Il partit aussitôt, quitta Hambourg le 24 septembre 1796, et aborda en Amérique le 21 octobre. Cela passait alors pour une « très heureuse et rapide traversée. Ses frères, embarqués à Marseille sur le bateau suédois Jupiter, échouèrent à Gibraltar, et ne le joignirent à Philadelphie qu’en février 1797. Le siège du gouvernement était alors en cette ville, et le général Washington fit aux trois jeunes princes le meilleur accueil. Louis-Philippe assista à la cérémonie de la remise des pouvoirs à M. Adams, le second président des États-Unis.
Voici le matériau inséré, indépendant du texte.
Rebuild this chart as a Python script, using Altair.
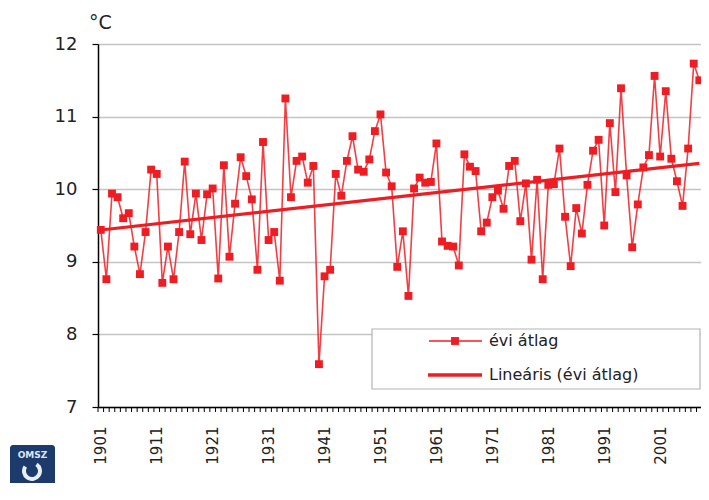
import altair as alt
import pandas as pd

# ---- data ----
years = list(range(1901, 2009))
temps = [
    9.44, 8.76, 9.94, 9.89, 9.60, 9.67, 9.21, 8.83, 9.41, 10.27,   # 1901-1910
    10.21, 8.71, 9.21, 8.76, 9.41, 10.38, 9.38, 9.94, 9.30, 9.93,  # 1911-1920
    10.01, 8.77, 10.33, 9.07, 9.80, 10.44, 10.18, 9.86, 8.89, 10.65,  # 1921-1930
    9.30, 9.41, 8.74, 11.25, 9.89, 10.39, 10.45, 10.09, 10.32, 7.59,  # 1931-1940
    8.80, 8.89, 10.21, 9.91, 10.39, 10.73, 10.27, 10.24, 10.41, 10.80,  # 1941-1950
    11.03, 10.23, 10.04, 8.93, 9.42, 8.53, 10.01, 10.16, 10.09, 10.10,  # 1951-1960
    10.63, 9.28, 9.22, 9.21, 8.95, 10.48, 10.31, 10.25, 9.42, 9.54,  # 1961-1970
    9.89, 9.98, 9.73, 10.32, 10.39, 9.56, 10.08, 9.03, 10.13, 8.76,  # 1971-1980
    10.06, 10.07, 10.56, 9.62, 8.94, 9.74, 9.39, 10.06, 10.53, 10.68,  # 1981-1990
    9.50, 10.91, 9.96, 11.39, 10.19, 9.20, 9.79, 10.30, 10.47, 11.56,  # 1991-2000
    10.45, 11.35, 10.42, 10.11, 9.77, 10.56, 11.73, 11.50,  # 2001-2008
]
label_years = [1901, 1911, 1921, 1931, 1941, 1951, 1961, 1971, 1981, 1991, 2001]
y_ticks = [7, 8, 9, 10, 11, 12]
legend_labels = ["évi átlag", "Lineáris (évi átlag)"]
unit_label = "°C"
logo_text = "OMSZ"

# ---- styling ----
RED = "#ee1d23"
FONT = "DejaVu Sans"
TXT = "#222222"
W, H = 603, 363

df = pd.DataFrame({"year": years, "temp": temps})
leg = pd.DataFrame({"label": legend_labels, "row": [0, 1]})
one = pd.DataFrame({"k": [0]})
logo = pd.DataFrame({"t": [logo_text]})
bounds = pd.DataFrame({"year": years + [years[-1] + 1]})

x_scale = alt.Scale(domain=[years[0] - 0.5, years[-1] + 0.3], nice=False, zero=False)
y_scale = alt.Scale(domain=[y_ticks[0], y_ticks[-1]], nice=False, zero=False)

x_axis = alt.Axis(
    values=label_years,
    format="d",
    labelAngle=-90,
    labelFontSize=15,
    labelColor=TXT,
    labelPadding=19,
    labelOverlap=False,
    labelFlush=False,
    labelBound=False,
    ticks=False,
    domainColor="#000000",
    domainWidth=1.5,
    grid=False,
    title=None,
)
y_axis = alt.Axis(
    values=y_ticks,
    format="d",
    labelFontSize=18,
    labelColor=TXT,
    labelPadding=15,
    tickSize=6,
    tickColor="#000000",
    tickWidth=1.2,
    domainColor="#000000",
    domainWidth=1.5,
    grid=True,
    gridColor="#c4c4c4",
    gridWidth=1.3,
    title=unit_label,
    titleAngle=0,
    titleX=2,
    titleY=-22,
    titleAlign="center",
    titleBaseline="middle",
    titleFontSize=19,
    titleFontWeight="normal",
    titleColor=TXT,
)

base = alt.Chart(df).encode(
    x=alt.X("year:Q", scale=x_scale, axis=x_axis),
    y=alt.Y("temp:Q", scale=y_scale, axis=y_axis),
)

line = base.mark_line(color=RED, strokeWidth=1.6, opacity=0.85)
points = base.mark_square(color=RED, size=62, opacity=1)
trend = (
    alt.Chart(df)
    .transform_regression("year", "temp")
    .mark_line(color=RED, strokeWidth=3.2)
    .encode(x=alt.X("year:Q", scale=x_scale), y=alt.Y("temp:Q", scale=y_scale))
)

# minor ticks between the year categories (Excel category axis)
minor_ticks = (
    alt.Chart(bounds)
    .transform_calculate(edge="datum.year - 0.5")
    .mark_rule(color="#000000", strokeWidth=1)
    .encode(x=alt.X("edge:Q", scale=x_scale), y=alt.value(H), y2=alt.value(H + 5))
)

# ---- legend box (manual, like Excel) ----
box = alt.Chart(one).mark_rect(fill="white", stroke="#b4b4b4", strokeWidth=1.2).encode(
    x=alt.value(274), x2=alt.value(602), y=alt.value(285), y2=alt.value(345)
)
leg_line1 = alt.Chart(one).mark_rule(color=RED, strokeWidth=1.6).encode(
    x=alt.value(331), x2=alt.value(384), y=alt.value(297)
)
leg_sq = alt.Chart(one).mark_square(color=RED, size=62, opacity=1).encode(
    x=alt.value(357), y=alt.value(297)
)
leg_line2 = alt.Chart(one).mark_rule(color=RED, strokeWidth=3.5).encode(
    x=alt.value(330), x2=alt.value(384), y=alt.value(331)
)
leg_t1 = alt.Chart(leg).transform_filter("datum.row == 0").mark_text(
    align="left", baseline="middle", font=FONT, fontSize=16, color=TXT
).encode(text="label:N", x=alt.value(391), y=alt.value(297))
leg_t2 = alt.Chart(leg).transform_filter("datum.row == 1").mark_text(
    align="left", baseline="middle", font=FONT, fontSize=16, color=TXT
).encode(text="label:N", x=alt.value(391), y=alt.value(331))

# ---- OMSZ logo (simplified) ----
logo_rect = alt.Chart(one).mark_rect(fill="#1c3a6b", cornerRadius=3).encode(
    x=alt.value(-88), x2=alt.value(-43), y=alt.value(401), y2=alt.value(460)
)
logo_t = alt.Chart(logo).mark_text(
    font=FONT, fontSize=9, fontWeight="bold", color="#dfe6f2", baseline="middle"
).encode(text="t:N", x=alt.value(-65.5), y=alt.value(411))
logo_swirl = alt.Chart(one).mark_arc(
    radius=10, radius2=6, theta=0.6, theta2=5.3, color="#e8eef6"
).encode(x=alt.value(-66), y=alt.value(427))

chart = (
    alt.layer(line, points, trend, minor_ticks, box, leg_line1, leg_sq, leg_line2,
              leg_t1, leg_t2, logo_rect, logo_t, logo_swirl)
    .properties(
        width=W,
        height=H,
        padding={"left": 90, "top": 36, "right": 0, "bottom": 76},
        autosize=alt.AutoSizeParams(type="none"),
        background="white",
    )
    .configure_view(strokeWidth=0)
    .configure_axis(labelFont=FONT, titleFont=FONT)
)

chart.save("out.html", embed_options={"renderer": "svg", "actions": False})
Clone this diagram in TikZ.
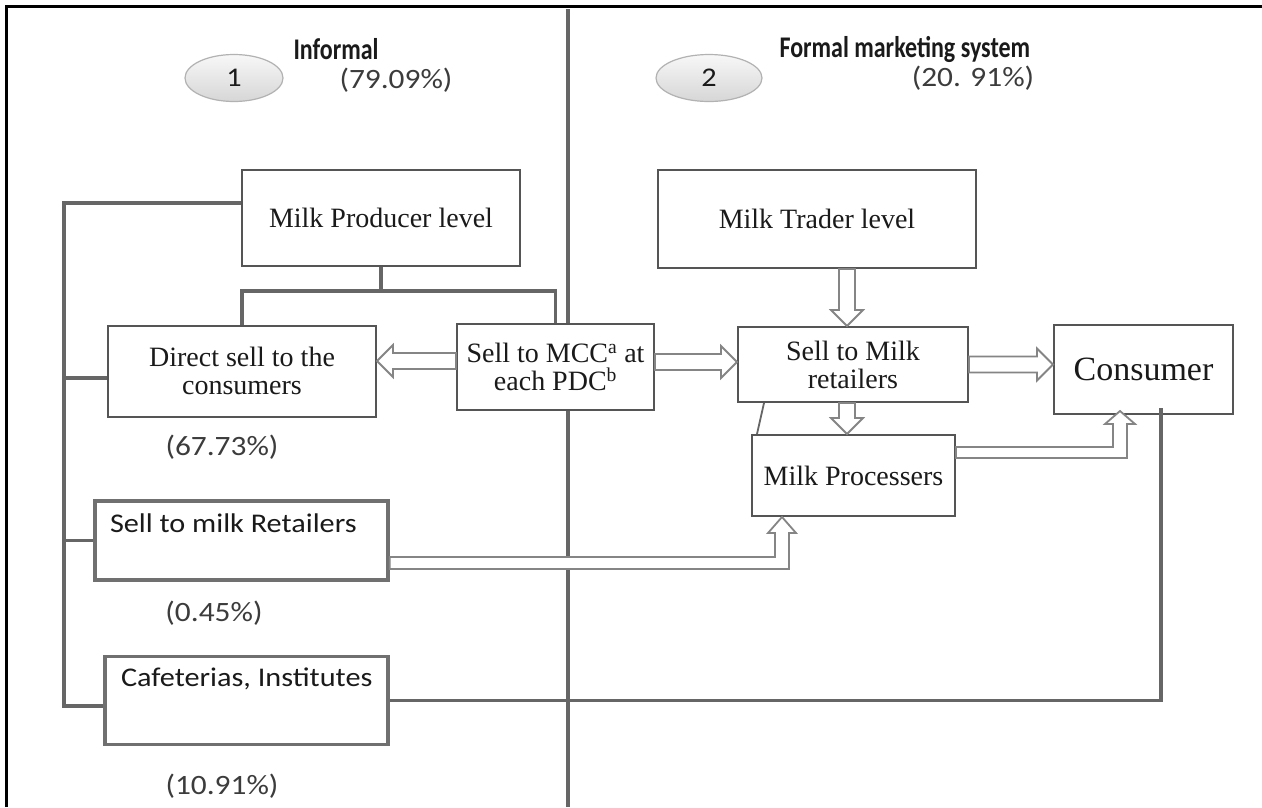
\documentclass[tikz,border=0pt]{standalone}
\usepackage{fontspec}
\setmainfont{Liberation Serif}
\newfontfamily\calib[FakeStretch=1.12]{Carlito}
\newfontfamily\calibc[FakeStretch=0.8]{Carlito}
\usetikzlibrary{calc,shapes.geometric}
\definecolor{linegray}{HTML}{666666}
\definecolor{boxgray}{HTML}{555555}
\definecolor{tboxgray}{HTML}{707070}
\definecolor{arrgray}{HTML}{858585}
\definecolor{txt}{HTML}{1A1A1A}
\newcommand\myblockarrow[2]{%
  \coordinate (bA) at (#1);
  \coordinate (bB) at (#2);
  \coordinate (bC) at ($(bB)!16pt!(bA)$);
  \draw[barrow] ($(bA)!8pt!90:(bB)$) -- ($(bC)!8pt!90:(bB)$) -- ($(bC)!16pt!90:(bB)$)
    -- (bB) -- ($(bC)!16pt!-90:(bB)$) -- ($(bC)!8pt!-90:(bB)$) -- ($(bA)!8pt!-90:(bB)$) -- cycle;}
\tikzset{
  sbox/.style={draw=boxgray, line width=2pt, fill=white, rectangle, inner sep=2pt,
    align=center, text=txt, font=\fontsize{28}{28}\selectfont},
  tbox/.style={draw=tboxgray, line width=3.4pt, fill=white, rectangle, inner ysep=4pt,
    text=txt, font=\calib\fontsize{27}{28}\selectfont},
  conn/.style={draw=linegray, line width=3.2pt},
  thinconn/.style={draw=linegray, line width=1.8pt},
  barrow/.style={draw=arrgray, line width=1.8pt, fill=white, line join=miter},
  ell/.style={ellipse, draw=gray!60, line width=1.2pt, top color=gray!6, bottom color=gray!32,
    text=txt, font=\calib\fontsize{27}{28}\selectfont},
  pct/.style={text=txt!85, font=\calib\fontsize{28}{30}\selectfont},
  ttl/.style={text=txt, font=\calibc\bfseries\fontsize{30}{30}\selectfont},
}
\begin{document}
\begin{tikzpicture}[x=1pt,y=-1pt]
\useasboundingbox (0,0) rectangle (1262,807);
\fill[white] (0,0) rectangle (1262,807);
% frame
\draw[black, line width=3pt] (6,807) -- (6,6) -- (1262,6);
% divider
\draw[conn] (568,9) -- (568,807);
% header
\node[ell, minimum width=98pt, minimum height=47pt] (e1) at (234,78) {1};
\node[ell, minimum width=106pt, minimum height=47pt] (e2) at (709,78) {2};
\node[ttl, anchor=west] (t1) at (290,49) {Informal};
\node[ttl, anchor=west] (t2) at (776,49) {Formal marketing system};
\node[pct] (p0) at (396,80) {(79.09\%)};
\node[pct] (p00) at (973,78) {(20. 91\%)};
% boxes
\node[sbox, minimum width=278pt, minimum height=96pt] (prod) at (381,218) {Milk Producer level};
\node[sbox, minimum width=268pt, minimum height=91pt] (direct) at (242,371) {Direct sell to the\\consumers};
\node[sbox, minimum width=197pt, minimum height=86pt] (mcc) at (555.5,367) {Sell to MCC\textsuperscript{a} at\\each PDC\textsuperscript{b}};
\node[sbox, minimum width=318pt, minimum height=98pt] (trader) at (817,219) {Milk Trader level};
\node[sbox, minimum width=230pt, minimum height=75pt] (ret) at (853,364.5) {Sell to Milk\\retailers};
\node[sbox, minimum width=179pt, minimum height=89pt, font=\fontsize{34}{34}\selectfont] (cons) at (1143.5,369.5) {Consumer};
\node[sbox, minimum width=203pt, minimum height=81pt] (proc) at (853.5,475.5) {Milk Processers};
\node[tbox, inner xsep=15pt, text height=27pt, text depth=44pt] (r2) at (241.5,540.5) {\makebox[263pt][l]{Sell to milk Retailers}};
\node[tbox, inner xsep=16pt, text height=26pt, text depth=54pt] (caf) at (246.5,700.5) {\makebox[251pt][l]{Cafeterias, Institutes}};
% percentages
\node[pct] (p1) at (222,447) {(67.73\%)};
\node[pct] (p2) at (214,613) {(0.45\%)};
\node[pct] (p3) at (222,786) {(10.91\%)};
% left bus
\coordinate (bustop) at (64,203);
\coordinate (busbot) at (64,706);
\draw[conn] (prod.west |- bustop) -- (bustop) -- (busbot) -- (caf.west |- busbot);
\draw[conn] ([yshift=-7pt]direct.west) -- ([yshift=-7pt]direct.west -| bustop);
\draw[conn] (r2.west) -- (r2.west -| bustop);
% producer tree
\coordinate (split) at (prod.south |- 0,291);
\draw[conn] (prod.south) -- (split);
\draw[conn] (direct.north) -- (direct.north |- split) -- (mcc.north |- split) -- (mcc.north);
% cafeteria to consumer
\coordinate (cx) at (1161,0);
\draw[conn] (caf.east) -- (caf.east -| cx) -- ([yshift=7pt]cons.south -| cx);
% retailers to processers thin line
\draw[thinconn] ([xshift=27pt]ret.south west) -- ([xshift=6pt]proc.north west);
% block arrows
\coordinate (a1s) at ([yshift=6pt]mcc.west);
\myblockarrow{a1s}{direct.east |- a1s}
\coordinate (a2s) at ([yshift=5pt]mcc.east);
\myblockarrow{a2s}{ret.west |- a2s}
\coordinate (a3s) at (trader.south -| 847,0);
\myblockarrow{a3s}{ret.north -| a3s}
\coordinate (a4s) at ([yshift=0pt]ret.east);
\myblockarrow{a4s}{cons.west |- a4s}
\coordinate (a5s) at (ret.south -| 847,0);
\myblockarrow{a5s}{proc.north -| a5s}
% elbow arrow processers -> consumer
\draw[barrow] (proc.east |- 0,447) -- (1113,447) -- (1113,424) -- (1105,424) -- ([yshift=4pt]cons.south -| 1120,0)
  -- (1135,424) -- (1127,424) -- (1127,458) -- (proc.east |- 0,458) -- cycle;
% elbow arrow sell to milk retailers -> processers
\draw[barrow] (r2.east |- 0,557) -- (775,557) -- (775,533) -- (768,533) -- (proc.south -| 782,0)
  -- (796,533) -- (789,533) -- (789,569) -- (r2.east |- 0,569) -- cycle;
\end{tikzpicture}
\end{document}
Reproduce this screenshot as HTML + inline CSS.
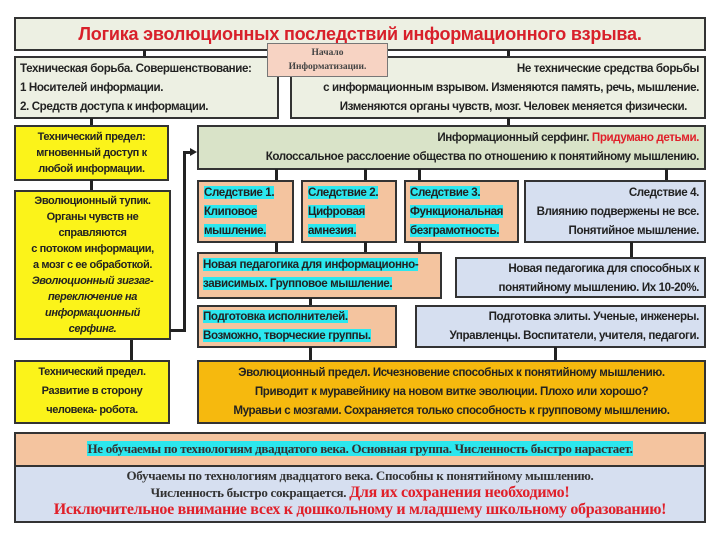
<!DOCTYPE html>
<html><head><meta charset="utf-8"><style>
body{margin:0;width:720px;height:542px;background:#fff;position:relative;overflow:hidden;font-family:"Liberation Sans","DejaVu Sans",sans-serif;font-weight:bold;color:#222}
.b{position:absolute;box-sizing:border-box;border:2.5px solid #333;font-size:11.6px;line-height:19px;letter-spacing:-0.4px;white-space:nowrap;overflow:hidden}
.g{background:#edf0e3}.gg{background:#d9e3c8}.y{background:#fbf31a}.s{background:#f4c49f}.bl{background:#d6dff0}.o{background:#f6b90e}
.c{text-align:center}.r{text-align:right}
.hl{background:#2ce7ee}
.v{position:absolute;width:3px;background:#222}
.h{position:absolute;height:3px;background:#222}
.red{color:#e0202a}
</style></head><body>
<div class="b g c" style="left:14px;top:17px;width:692px;height:34px;font-size:18px;line-height:30px;color:#d8202a;letter-spacing:-0.2px">Логика эволюционных последствий информационного взрыва.</div>
<div class="v" style="left:143px;top:50px;height:7px"></div>
<div class="v" style="left:507px;top:50px;height:7px"></div>
<div class="b g" style="left:14px;top:56px;width:265px;height:63px;padding:1px 4px">Техническая борьба. Совершенствование:<br>1 Носителей информации.<br>2. Средств доступа к информации.</div>
<div class="b g r" style="left:290px;top:56px;width:416px;height:63px;padding:1px 5px 0 4px">Не технические средства борьбы<br>с информационным взрывом. Изменяются память, речь, мышление.<br><span style="padding-right:12px">Изменяются органы чувств, мозг. Человек меняется физически.</span></div>
<div class="c" style="position:absolute;left:267px;top:43px;width:121px;height:34px;box-sizing:border-box;border:1.5px solid #777;background:#f7d3c3;font-family:'Liberation Serif',serif;font-size:9.5px;line-height:14px;padding-top:2px;color:#444">Начало<br>Информатизации.</div>
<div class="v" style="left:90px;top:118px;height:8px"></div>
<div class="v" style="left:507px;top:118px;height:8px"></div>
<div class="b y c" style="left:14px;top:125px;width:155px;height:56px;line-height:16px;padding-top:2px;font-size:11px">Технический предел:<br>мгновенный доступ к<br>любой информации.</div>
<div class="b gg r" style="left:197px;top:125px;width:509px;height:45px;padding:1px 5px 0 0">Информационный серфинг. <span class="red">Придумано детьми.</span><br>Колоссальное расслоение общества по отношению к понятийному мышлению.</div>
<div class="v" style="left:90px;top:180px;height:11px"></div>
<div class="v" style="left:275px;top:169px;height:12px"></div>
<div class="v" style="left:364px;top:169px;height:12px"></div>
<div class="v" style="left:418px;top:169px;height:12px"></div>
<div class="v" style="left:665px;top:169px;height:12px"></div>
<div class="b s" style="left:197px;top:180px;width:97px;height:63px;padding:1px 5px"><span class="hl">Следствие 1.</span><br><span class="hl">Клиповое</span><br><span class="hl">мышление.</span></div>
<div class="b s" style="left:301px;top:180px;width:96px;height:63px;padding:1px 5px"><span class="hl">Следствие 2.</span><br><span class="hl">Цифровая</span><br><span class="hl">амнезия.</span></div>
<div class="b s" style="left:404px;top:180px;width:115px;height:63px;padding:1px 4px"><span class="hl">Следствие 3.</span><br><span class="hl">Функциональная</span><br><span class="hl">безграмотность.</span></div>
<div class="b bl r" style="left:524px;top:180px;width:182px;height:63px;padding:1px 5px 0 0">Следствие 4.<br>Влиянию подвержены не все.<br>Понятийное мышление.</div>
<div class="b y c" style="left:14px;top:190px;width:157px;height:150px;line-height:16px;padding-top:1px;font-size:11px">Эволюционный тупик.<br>Органы чувств не<br>справляются<br>с потоком информации,<br>а мозг с ее обработкой.<br><i>Эволюционный зигзаг-<br>переключение на<br>информационный<br>серфинг.</i></div>
<div class="h" style="left:170px;top:329px;width:16px"></div>
<div class="v" style="left:183px;top:151px;height:181px"></div>
<div class="h" style="left:183px;top:151px;width:8px"></div>
<div style="position:absolute;left:190px;top:148px;border-left:7px solid #222;border-top:4.5px solid transparent;border-bottom:4.5px solid transparent"></div>
<div class="v" style="left:275px;top:242px;height:11px"></div>
<div class="v" style="left:364px;top:242px;height:11px"></div>
<div class="v" style="left:418px;top:242px;height:11px"></div>
<div class="v" style="left:630px;top:242px;height:16px"></div>
<div class="b s" style="left:197px;top:252px;width:245px;height:47px;padding:1px 4px"><span class="hl">Новая педагогика для информационно-</span><br><span class="hl">зависимых. Групповое мышление.</span></div>
<div class="b bl r" style="left:455px;top:257px;width:251px;height:41px;padding:0 5px 0 0">Новая педагогика для способных к<br>понятийному мышлению. Их 10-20%.</div>
<div class="v" style="left:309px;top:298px;height:8px"></div>
<div class="b s" style="left:197px;top:305px;width:200px;height:43px;padding:0 4px"><span class="hl">Подготовка исполнителей.</span><br><span class="hl">Возможно, творческие группы.</span></div>
<div class="b bl r" style="left:415px;top:305px;width:291px;height:43px;padding:0 5px 0 0">Подготовка элиты. Ученые, инженеры.<br>Управленцы. Воспитатели, учителя, педагоги.</div>
<div class="v" style="left:130px;top:340px;height:21px"></div>
<div class="v" style="left:309px;top:347px;height:14px"></div>
<div class="v" style="left:554px;top:347px;height:14px"></div>
<div class="b y c" style="left:14px;top:360px;width:156px;height:64px;padding-top:1px;font-size:11px">Технический предел.<br>Развитие в сторону<br>человека- робота.</div>
<div class="b o c" style="left:197px;top:360px;width:509px;height:64px;padding-top:1px">Эволюционный предел. Исчезновение способных к понятийному мышлению.<br>Приводит к муравейнику на новом витке эволюции. Плохо или хорошо?<br>Муравьи с мозгами. Сохраняется только способность к групповому мышлению.</div>
<div class="b" style="left:14px;top:432px;width:692px;height:91px;background:#d6dff0;font-family:'Liberation Serif',serif;text-align:center;letter-spacing:-0.3px">
<div style="background:#f4c49f;height:31px;border-bottom:2px solid #333;line-height:30px;font-size:13px;color:#333"><span class="hl">Не обучаемы по технологиям двадцатого века. Основная группа. Численность быстро нарастает.</span></div>
<div style="font-size:13px;line-height:17px;padding-top:0;color:#333">Обучаемы по технологиям двадцатого века. Способны к понятийному мышлению.<br>Численность быстро сокращается. <span class="red" style="font-size:16px">Для их сохранения необходимо!</span><br><span class="red" style="font-size:16px">Исключительное внимание всех к дошкольному и младшему школьному образованию!</span></div>
</div>
</body></html>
Washington s’était retiré à Mount Vernon où il menait la vie d’un gentilhomme campagnard : « Suivez mes deux conseils, lui écrivait La Fayette, de La Grange[2], ayez un secrétaire et montez à cheval de temps en temps. » Il aimait à s’entretenir avec le jeune Duc d’Orléans, et lui donnait de sages leçons de politique libérale. « J’aime cette nation, écrivait celui-ci à sa sœur. Elle sera peut-être un jour une puissante alliée de la nôtre. » Il a raconté pour elle un voyage entrepris avec ses frères jusqu’aux chutes du Niagara, voyage dont Washington avait bien voulu tracer le plan et qui a duré quatre mois. Ils ont couché quinze nuits dans les forêts, dévorés par les insectes, quarante nuits dans de mauvaises cabanes ; ils ont été entourés un jour par une tribu d’Indiens Senecas, « les meilleures gens du monde quand on ne les met pas en colère, » et, en somme, fait

  1. Boutmy, Époques mémorables. Paris, 1845.
  2. La Grange près de Rosoy-en-Brie (S.-et-M.). Ce château appartient maintenant à M. le marquis de Lasteyrie, arrière-petit-fils de La Fayette.